С сентября 1939 года, когда война в Европе уже началась, президент Рузвельт издал директиву, в которой назвал федеральное бюро расследований центральным федеральным органом, ответственным за проведение расследований в делах, касающихся шпионажа, саботажа и нарушения закона о нейтралитете. Больше сделать Рузвельт ничего не мог. Он не имел права отдавать приказы исполнительным органам штатов, графств и муниципалитетов, а также частным промышленным предприятиям. Он только мог просить их передавать федеральному бюро расследований любую информацию, касающуюся подрывной деятельности.

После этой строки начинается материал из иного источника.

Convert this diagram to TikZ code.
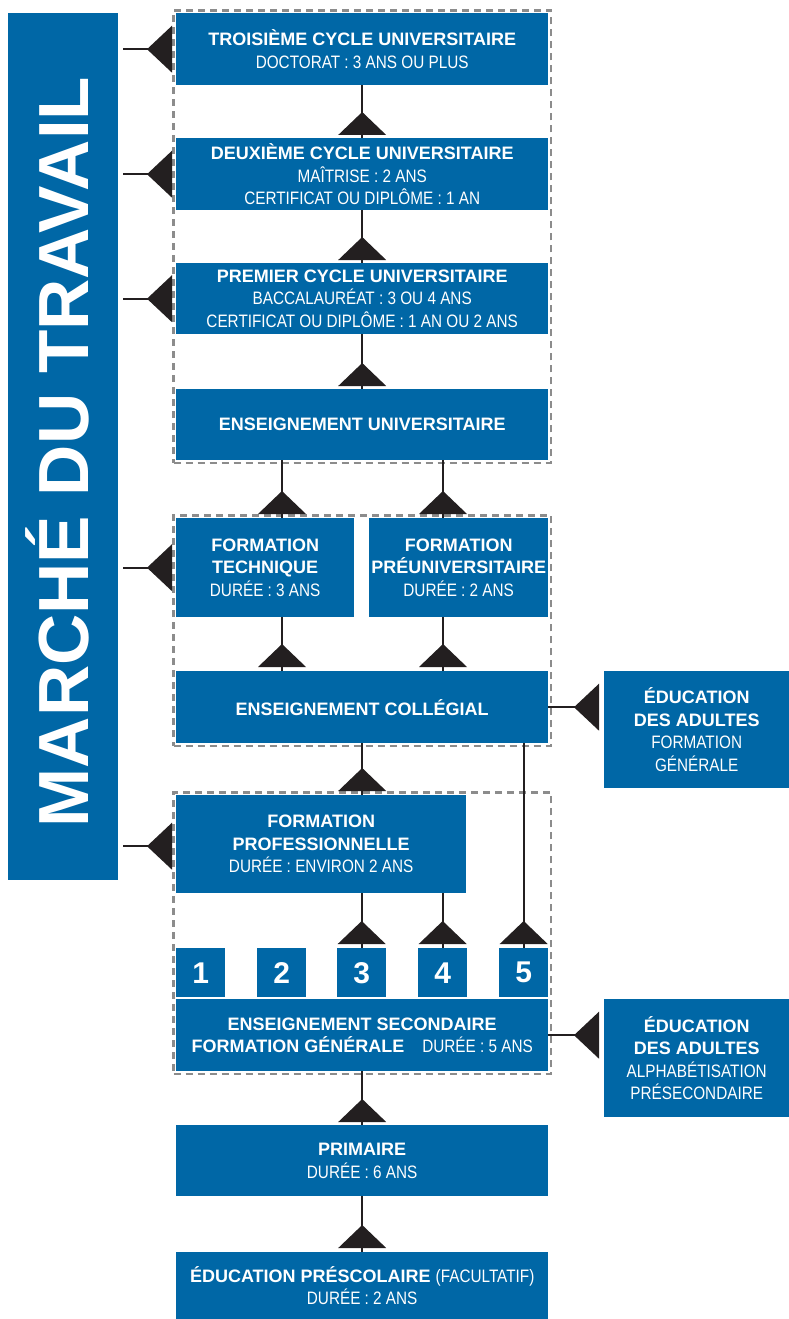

Несмотря на директиву президента, неразбериха не прекращалась, что позволяло иностранным агентам действовать почти безнаказанно. Особенно плачевной была обстановка на Гавайских островах. В декабре 1941 года, когда ФБР располагало в общем 262 агентами, Гувер имел в Гонолулу только девять своих сотрудников. В военно-морской разведке Гавайского округа, которая в основном выполняла контрразведывательные функции, было только около ста офицеров и переводчиков. Контрразведывательной деятельностью занимались и армейские органы, но число сотрудников в них было крайне незначительным.
Между различными разведывательными органами осуществлялось лишь поверхностное взаимодействие. Частым явлением в их взаимоотношениях были безудержные споры и острые разногласия. Важные операции проводились при взаимном непонимании намерений заинтересованных органов. Осуществление многообещающих планов срывалось, когда соперничающие ведомства вступали друг с другом в борьбу из чисто юридических соображений.
В ноябре 1941 года, например, федеральное бюро расследований подслушало телефонный разговор японского генерального консульства в Гонолулу, в отношении которого имелись веские доказательства того, что оно является основным центром японского шпионажа на Гавайях. Единичное подслушивание дало хороший результат, но ФБР пришлось выйти из игры. Конкурирующие организации – военно-морская разведка и федеральный комитет связи – узнали об этом и заставили ФБР прекратить следствие. Затем возник спор между федеральной комиссией по связи и военно-морской разведкой. В конце концов этот спор был разрешен довольно странным образом: обеим организациям запретили заниматься этой операцией, оставив телефон генерального консульства в покое. Это произошло перед самыми событиями в Пирл-Харборе.
Обескураженный этой братоубийственной войной и не имевший возможности вести дело так, как ему хотелось, Гувер устранился от энергичной борьбы с японским шпионажем на Гавайях.
Число подозреваемых в шпионаже японцев достигало 770 человек. Федеральное бюро расследований знало этих людей и их род занятий, но не могло ничего сделать, чтобы обезвредить их.
Среди подозреваемых был некто Течибана, капитан 3 ранга японского военно-морского флота, прибывший в Соединенные Штаты в качестве переводчика посольства. В мае 1941 года ФБР получило неопровержимые доказательства шпионской деятельности Течибаны. Гувер сообщил государственному департаменту об имеющихся фактах и попросил разрешения арестовать Течибаму. 27 мая государственный департамент сообщил, что возражений не имеет. Капитан 3 ранга Течибана был арестован.
14 июня японский посол Номура посетил государственного секретаря Кордэлла Хэлла и уговорил его «в интересах развития и укрепления дружественных отношений между двумя странами» позволить Течибане уехать в Японию без суда. «Я тщательно разобрался в этом деле, – писал Хэлл, – и решил удовлетворить просьбу Номуры».
Дело Течибаны нелегко было довести до конца. ФБР, по вполне понятным причинам, огорчилось, когда увидело, что попавшая в западню птичка вылетела из клетки с одобрения государственного департамента. Учитывая такого рода обстоятельства, можно с уверенностью заявить, что ответственность за катастрофу в Пирл-Харборе ложится не только на генералов и адмиралов; в ней повинны и органы безопасности Соединенных Штатов.
После трагедии в Пирл-Харборе стало модным спрашивать высокопоставленных офицеров армии и флота, где они были, когда начали падать бомбы. Много шума подняли в связи с тем фактом, что генерал Джордж Маршалл не мог вспомнить, что он делал именно в тот момент. Армия и флот находились в полном неведении, считая, что ничего особенного в то роковое воскресенье произойти не должно. В таком положении было и министерство юстиции.